Course excerpt from Preventing Medical Errors in Behavioral Health
According to the World Health Organization (WHO, 2023), diagnostic errors occur in 5 to 20% of physician-patient encounters.
The National Academy of Medicine defines a diagnostic error as “the failure to establish an accurate and timely explanation of a patient’s health problems or to communicate that explanation to the patient,” therefore, delayed or missed diagnoses are considered errors as well. According to the Joint Commission, diagnostic errors result in the death or injury of 40,000 to 80,000 patients annually. Diagnostic errors are most common in primary care solo practices due to workload, time constraints, and the inability to confer easily with colleagues. Malignancies, surgical complications, and neurological, cardiac, and urological issues are the 5 conditions most frequently misdiagnosed. According to studies, these conditions are frequently misdiagnosed secondary to knowledge gaps, resulting in deficient bedside assessment and clinical reasoning. Identifying these commonly misdiagnosed conditions is beneficial, as diagnostic errors are primarily cognitive rather than organization-based errors; therefore, clinicians can be forewarned of the potential challenges when caring for these patients. In addition to a clinical knowledge deficiency, common contributing factors to diagnostic error include a clinician’s fatigue, distraction, failure to consider differential diagnoses, neglect of diagnostic testing follow-up, and inadequate patient follow-up care. (Singh et al., 2024, para. 36)

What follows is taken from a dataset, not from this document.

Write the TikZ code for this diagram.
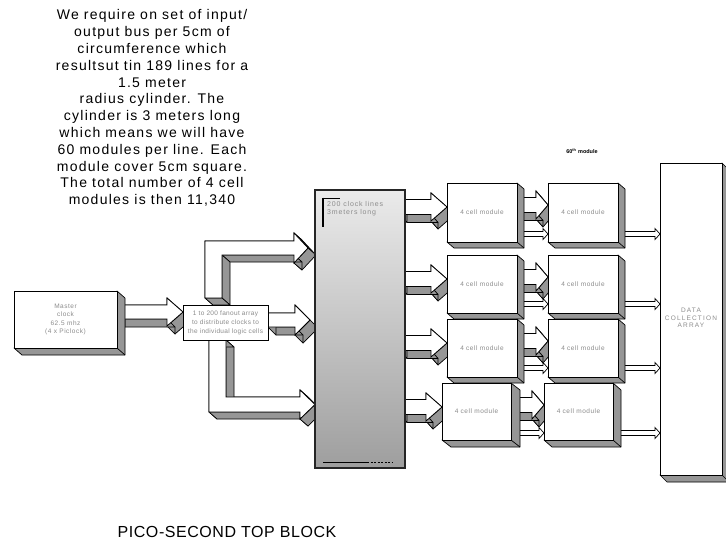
\documentclass[tikz,border=0pt]{standalone}
\usepackage{fontspec}
\setmainfont{Liberation Sans}
\usetikzlibrary{calc}
\definecolor{sidegray}{RGB}{150,150,150}
\definecolor{txtgray}{RGB}{140,140,140}
\tikzset{
  side/.style={fill=sidegray, draw=black, line width=0.7pt, line join=round},
  front/.style={fill=white, draw=black, line width=0.8pt, line join=miter},
  flatarrow/.style={fill=white, draw=black, line width=0.7pt},
  boxnode/.style={draw=black, fill=white, line width=0.8pt, inner sep=0pt, text=txtgray, align=center,
    font=\fontsize{6.5}{8.4}\selectfont\addfontfeature{LetterSpace=8}},
  para/.style={anchor=north, align=center, inner sep=0pt,
    font=\fontsize{14}{16.8}\selectfont\addfontfeature{LetterSpace=9}},
}
% extruded polygon: #1 dx, #2 dy, #3 x0, #4 y0, #5 rest of points x/y ending at x0/y0
\newcommand\extr[5]{%
  \foreach \xa/\ya [remember=\xa as \xb (initially #3), remember=\ya as \yb (initially #4)] in {#5}{
    \filldraw[side] (\xb,\yb) -- (\xa,\ya) -- (\xa+#1,\ya+#2) -- (\xb+#1,\yb+#2) -- cycle;}
  \filldraw[front] (#3,#4) \foreach \xa/\ya in {#5}{ -- (\xa,\ya)} -- cycle;
}
% 3D block arrow: #1 dx #2 dy #3 x0 #4 tip x #5 centre y #6 body half #7 head half #8 head length
\newcommand\blockarrow[8]{%
  \pgfmathsetmacro\ba{#5-#6}\pgfmathsetmacro\bb{#5+#6}%
  \pgfmathsetmacro\ha{#5-#7}\pgfmathsetmacro\hb{#5+#7}%
  \pgfmathsetmacro\hx{#4-#8}%
  \extr{#1}{#2}{#3}{\ba}{\hx/\ba,\hx/\ha,#4/#5,\hx/\hb,\hx/\bb,#3/\bb,#3/\ba}%
}
% flat outlined arrow: #1 x0 #2 tip #3 centre y
\newcommand\thinarrow[3]{%
  \filldraw[flatarrow] (#1,#3-2.5) -- (#2-5,#3-2.5) -- (#2-5,#3-5.5) -- (#2,#3) -- (#2-5,#3+5.5)
    -- (#2-5,#3+2.5) -- (#1,#3+2.5) -- cycle;
}
% 3D box: #1 name #2 x1 #3 y1 #4 x2 #5 y2 #6 dx #7 dy #8 text
\newcommand\threedbox[8]{%
  \filldraw[side] (#4,#3) -- (#4+#6,#3+#7) -- (#4+#6,#5+#7) -- (#2+#6,#5+#7) -- (#2,#5) -- (#4,#5) -- cycle;
  \draw[line width=0.7pt] (#4,#5) -- (#4+#6,#5+#7);
  \pgfmathsetmacro\bw{#4-#2}\pgfmathsetmacro\bh{#5-#3}%
  \node[boxnode, minimum width=\bw pt, minimum height=\bh pt] (#1) at ({(#2+#4)/2},{(#3+#5)/2}) {#8};
}
\begin{document}
\begin{tikzpicture}[x=1pt,y=-1pt]
\useasboundingbox (0,0) rectangle (726,541);
\fill[white] (0,0) rectangle (726,541);

\node[para] (para) at (152,9.5) {We require on set of input/\\output bus per 5cm of\\circumference which\\resultsut tin 189 lines for a\\1.5 meter\\radius cylinder. The\\cylinder is 3 meters long\\which means we will have\\60 modules per line. Each\\module cover 5cm square.\\The total number of 4 cell\\modules is then 11,340};

% ---- block arrows ----
\blockarrow{8}{8}{117}{183}{312}{7}{14}{16}
\extr{8}{7}{205}{298}{205/241,294/241,294/233,308/248,294/263,294/255,222/255,222/298,205/298}
\blockarrow{8}{8}{268}{310}{320}{7}{15}{15}
\extr{8}{7}{209}{340}{209/412,300/412,300/419,315/404.5,300/390,300/397,226/397,226/340,209/340}

% clock lines -> first column
\blockarrow{7}{8}{400}{447}{207}{7.5}{14}{16}
\blockarrow{7}{8}{400}{447}{279}{7.5}{14}{16}
\blockarrow{7}{8}{400}{447}{343}{7.5}{14}{16}
\blockarrow{7}{8}{400}{442}{407}{7.5}{14}{16}

% first column -> second column
\blockarrow{7}{8}{512}{548}{205}{7.5}{14}{12}
\blockarrow{7}{8}{512}{548}{277}{7.5}{14}{12}
\blockarrow{7}{8}{512}{548}{341}{7.5}{14}{12}
\blockarrow{7}{8}{506}{544}{405}{7.5}{14}{12}

\thinarrow{517}{548}{234}
\thinarrow{517}{548}{304}
\thinarrow{517}{548}{368}
\thinarrow{511}{544}{433}

\thinarrow{618}{660}{234}
\thinarrow{618}{660}{304}
\thinarrow{618}{660}{368}
\thinarrow{613}{660}{433}

% ---- boxes ----
\threedbox{mc}{14}{291}{117}{348}{8}{7}{Master\\clock\\62.5 mhz\\(4 x Piclock)}

\node[boxnode, minimum width=85pt, minimum height=35pt, font=\fontsize{6.5}{9}\selectfont\addfontfeature{LetterSpace=5}]
  (fan) at (225.5,322.5) {1 to 200 fanout array\\to distribute clocks to\\the individual logic cells};

\node[draw=black!85, line width=1.1pt, top color=black!8, bottom color=black!38,
  minimum width=90pt, minimum height=278pt, inner sep=0pt] (clk) at (360,329) {};
\node[anchor=north west, align=left, inner sep=0pt, text=txtgray,
  font=\fontsize{7}{8}\selectfont\addfontfeature{LetterSpace=12}] (clktxt) at (327,201) {200 clock lines\\3meters long};
\draw[line width=2pt] (323,197.5) -- (323,227);
\draw[line width=0.8pt] (322,198) -- (340,198);
\draw[line width=0.8pt] (323,462) -- (367,462);
\draw[line width=0.8pt, dash pattern=on 2pt off 1.5pt] (367,462) -- (393,462);

\threedbox{m11}{447}{183}{517}{242}{7}{6}{4 cell module}
\threedbox{m12}{548}{183}{618}{242}{7}{6}{4 cell module}
\threedbox{m21}{447}{255}{517}{313}{7}{6}{4 cell module}
\threedbox{m22}{548}{255}{618}{313}{7}{6}{4 cell module}
\threedbox{m31}{447}{319}{517}{377}{7}{6}{4 cell module}
\threedbox{m32}{548}{319}{618}{377}{7}{6}{4 cell module}
\threedbox{m41}{442}{383}{511}{440}{9}{7}{4 cell module}
\threedbox{m42}{544}{383}{613}{440}{8}{7}{4 cell module}

\threedbox{dca}{660}{163}{722}{475}{7}{7}{}
\node[align=center, inner sep=0pt, text=txtgray,
  font=\fontsize{6.5}{7.5}\selectfont\addfontfeature{LetterSpace=18}] (dcatxt) at (691,318) {DATA\\COLLECTION\\ARRAY};

\node[font=\bfseries\fontsize{5.5}{6}\selectfont] (lbl60) at (582,151) {60\textsuperscript{th} module};

\node[anchor=base, inner sep=0pt, font=\fontsize{16}{18}\selectfont\addfontfeature{LetterSpace=3.5}]
  (title) at (227,537) {PICO-SECOND TOP BLOCK};
\end{tikzpicture}
\end{document}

Clearly, the failure to arrive at an accurate diagnosis – or diagnoses, in many cases – can be a leading cause of error in behavioral health care. According to the preface of the Diagnostic and Statistical Manual of Mental Disorders, Fifth Edition Text Revision (DSM-5 TR), (American Psychiatric Association, 2022), the DSM has been revised regularly over the past 60 years in order to “facilitate more reliable diagnoses” of mental disorders, and yet “a complete description of the underlying pathological processes is not possible for most mental disorders” (p. xxiii).

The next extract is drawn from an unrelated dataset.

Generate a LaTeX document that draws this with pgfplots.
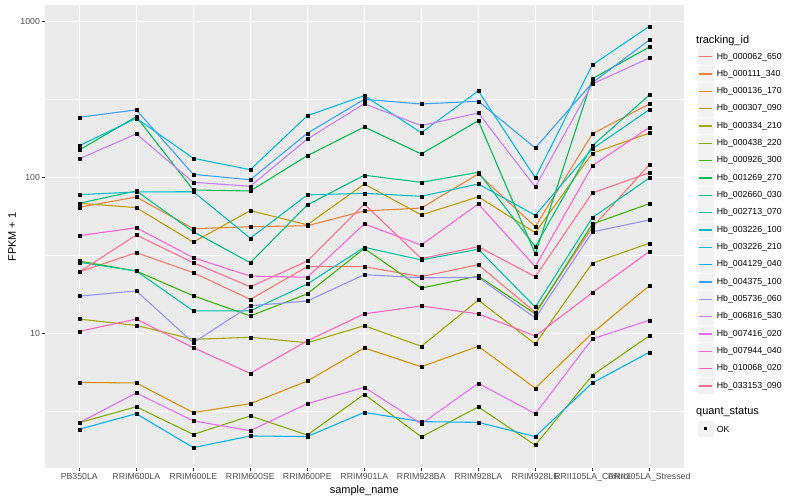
\documentclass[border=0pt]{standalone}
\usepackage{fontspec}
\setmainfont{Liberation Sans}
\usepackage{pgfplots}
\usepackage{pgfplotstable}
\pgfplotsset{compat=1.18}

\definecolor{ggbg}{HTML}{EBEBEB}
\definecolor{ggkey}{HTML}{F2F2F2}
\definecolor{ggtick}{HTML}{333333}
\definecolor{gglab}{HTML}{4D4D4D}
\definecolor{c1}{HTML}{F8766D}
\definecolor{c2}{HTML}{EA8331}
\definecolor{c3}{HTML}{D89000}
\definecolor{c4}{HTML}{C09B00}
\definecolor{c5}{HTML}{A3A500}
\definecolor{c6}{HTML}{7CAE00}
\definecolor{c7}{HTML}{39B600}
\definecolor{c8}{HTML}{00BB4E}
\definecolor{c9}{HTML}{00BF7D}
\definecolor{c10}{HTML}{00C1A3}
\definecolor{c11}{HTML}{00BFC4}
\definecolor{c12}{HTML}{00BAE0}
\definecolor{c13}{HTML}{00B0F6}
\definecolor{c14}{HTML}{35A2FF}
\definecolor{c15}{HTML}{9590FF}
\definecolor{c16}{HTML}{C77CFF}
\definecolor{c17}{HTML}{E76BF3}
\definecolor{c18}{HTML}{FA62DB}
\definecolor{c19}{HTML}{FF62BC}
\definecolor{c20}{HTML}{FF6C91}

% FPKM + 1 per sample (rows) and gene (columns s1..s20, legend order)
\pgfplotstableread{
idx s1   s2    s3    s4    s5    s6   s7   s8    s9    s10  s11  s12   s13  s14   s15  s16   s17  s18  s19   s20
0   24.9 64.6  4.87  68.6  12.4  2.69 29.2 150.6 68.6  28.7 77.8 160.3 2.44 244   17.4 132   2.69 42.5 10.35 24.9
1   33.1 75.2  4.83  64.3  11.3  3.40 25.2 246   82.2  25.2 81.0 240.4 3.07 272   18.8 191   4.17 47.8 12.4  42.9
2   24.6 47.1  3.12  38.6  9.2   2.26 17.5 83.4  45.1  14.0 81.3 133.2 1.86 105   8.76 93.4  2.76 30.7 8.13  28.5
3   16.6 48.5  3.56  61.5  9.48  2.97 13.0 82.2  28.5  14.0 40.9 112.5 2.21 97    15.1 88.1  2.39 23.4 5.57  20.0
4   26.9 49.2  4.97  49.9  8.75  2.24 18.0 138.4 66.9  20.8 77.6 249.6 2.19 192.6 16.2 177   3.56 23.0 9.0   29.2
5   26.9 61.2  8.1   91.1  11.25 4.09 35.2 211.4 103.7 35.8 79.4 335.6 3.13 318   23.9 298   4.53 50.5 13.4  67.8
6   23.2 63.9  6.14  57.7  8.3   2.18 19.6 141.9 93.4  29.7 76.0 194.3 2.73 296.8 22.8 215.5 2.64 37.0 15.05 30.3
7   27.7 105.6 8.3   75.5  16.4  3.39 23.4 232   108.3 34.8 91.1 360   2.70 309   23.0 260   4.81 67.8 13.4  36.1
8   13.7 48.5  4.47  44.4  8.59  1.93 13.4 32.4  36.1  14.8 57.4 100   2.19 155   12.6 87.2  3.07 26.9 9.66  23.2
9   48   191   10.1  143.5 28.3  5.41 50.5 431   160   55.4 153  528   4.83 406   44.9 399   9.25 119  18.3  79.8
10  121  297   20.3  193   38.0  9.7  68.1 688   339   99.5 273  934   7.6  763   53.6 585   12.2 210  33.6  107.6
}\fpkm

\begin{document}
\begin{tikzpicture}
\useasboundingbox (0,0) rectangle (800bp,500bp);
\begin{axis}[
    at={(45.1bp,31.7bp)}, anchor=south west,
    width=638.4bp, height=462.8bp, scale only axis,
    ymode=log, ymin=1.371, ymax=1270,
    xmin=-0.6, xmax=10.6,
    xtick={0,...,10},
    xticklabels={PB350LA,RRIM600LA,RRIM600LE,RRIM600SE,RRIM600PE,RRIM901LA,RRIM928BA,RRIM928LA,RRIM928LE,RRII105LA\_Control,RRII105LA\_Stressed},
    ytick={10,100,1000}, yticklabels={10,100,1000},
    minor ytick={3.1623,31.623,316.23},
    grid=both,
    major grid style={white, line width=1.07bp},
    minor grid style={white, line width=0.53bp},
    axis background/.style={fill=ggbg},
    axis line style={draw=none},
    tick pos=left, tick align=outside,
    major tick length=2.75bp, minor tick length=0pt,
    tick style={color=ggtick, line width=0.53bp},
    ticklabel style={font=\fontsize{8.8}{10}\selectfont, text=gglab, inner sep=0pt},
    xticklabel style={yshift=-2.2bp},
    yticklabel style={xshift=-2.2bp},
    /pgf/number format/assume math mode=true,
]
\pgfplotsinvokeforeach{1,...,20}{
  \addplot[color=c#1, line width=1.07bp, mark=none] table[x=idx, y=s#1] {\fpkm};
}
\pgfplotsinvokeforeach{1,...,20}{
  \addplot[only marks, mark=square*, mark size=1.5bp, black] table[x=idx, y=s#1] {\fpkm};
}
\end{axis}

% axis titles
\node[font=\fontsize{11}{13}\selectfont] at (364.3bp,9bp) {sample\_name};
\node[font=\fontsize{11}{13}\selectfont, rotate=90] at (12bp,263bp) {FPKM + 1};

% legend: tracking_id
\node[anchor=west, inner sep=0pt, font=\fontsize{11}{13}\selectfont] at (696bp,459.3bp) {tracking\_id};
\foreach \n [count=\i] in {Hb\_000062\_650,Hb\_000111\_340,Hb\_000136\_170,Hb\_000307\_090,Hb\_000334\_210,Hb\_000438\_220,Hb\_000926\_300,Hb\_001269\_270,Hb\_002660\_030,Hb\_002713\_070,Hb\_003226\_100,Hb\_003226\_210,Hb\_004129\_040,Hb\_004375\_100,Hb\_005736\_060,Hb\_006816\_530,Hb\_007416\_020,Hb\_007944\_040,Hb\_010068\_020,Hb\_033153\_090}{
  \pgfmathsetmacro\yy{443.3-17.33*(\i-1)}
  \pgfmathsetmacro\ylo{\yy-8.3}
  \pgfmathsetmacro\yhi{\yy+8.3}
  \fill[ggkey] (697.5bp,\ylo bp) rectangle (713.8bp,\yhi bp);
  \draw[c\i, line width=1.4bp] (698.9bp,\yy bp) -- (712.4bp,\yy bp);
  \node[anchor=west, inner sep=0pt, font=\fontsize{8.8}{10}\selectfont] at (716.7bp,\yy bp) {\n};
}

% legend: quant_status
\node[anchor=west, inner sep=0pt, font=\fontsize{11}{13}\selectfont] at (696bp,87.7bp) {quant\_status};
\fill[ggkey] (697.5bp,62.7bp) rectangle (713.8bp,79.3bp);
\fill[black] (704.15bp,69.5bp) rectangle (707.15bp,72.5bp);
\node[anchor=west, inner sep=0pt, font=\fontsize{8.8}{10}\selectfont] at (716.7bp,71bp) {OK};
\end{tikzpicture}
\end{document}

While DSM-5 TR is the latest effort on the part of the American Psychiatric Association, using it is not a simple matter. The introductory section of DSM-5 TR goes on to state:
Clinical training and experience are needed to use DSM for determining a clinical diagnosis. The diagnostic criteria identify symptoms and signs comprising affects, behaviors, cognitive functions, and personality traits, along with physical signs, symptom combinations (syndromes), and durations that require clinical expertise to differentiate from normal life variation and transient responses to stress. (p. 5)
To make matters even more complex, even for those clinically trained, DSM-5 TR recognizes that “mental disorders do not always fit completely within the boundaries of a single disorder. In recognition of this reality, the disorders included in DSM-5 were reordered” (p. xxiii).
By reordering and regrouping the existing disorders, the revised structure is meant to stimulate new clinical perspectives and to encourage researchers to identify the psychological and physiological cross-cutting factors that are not bound by strict categorical designations (p. 12).
Changes to Categorical Designations
One example of this is the DSM-5 TR category autism spectrum disorder, formerly split into the DSM-IV categories of autistic disorder, Asperger’s disorder, and pervasive developmental disorder not otherwise specified. DSM-5 TR instructs that individuals formerly diagnosed with one of those DSM-IV categories should now be given the diagnosis of autism spectrum disorder. A distinct diagnosis of Social (Pragmatic) Communication Disorder is appropriate for individuals with deficits that “are not better explained by low abilities in the domains of structural language or cognitive ability or by autism spectrum disorder” (American Psychiatric Association, 2022, p. 54).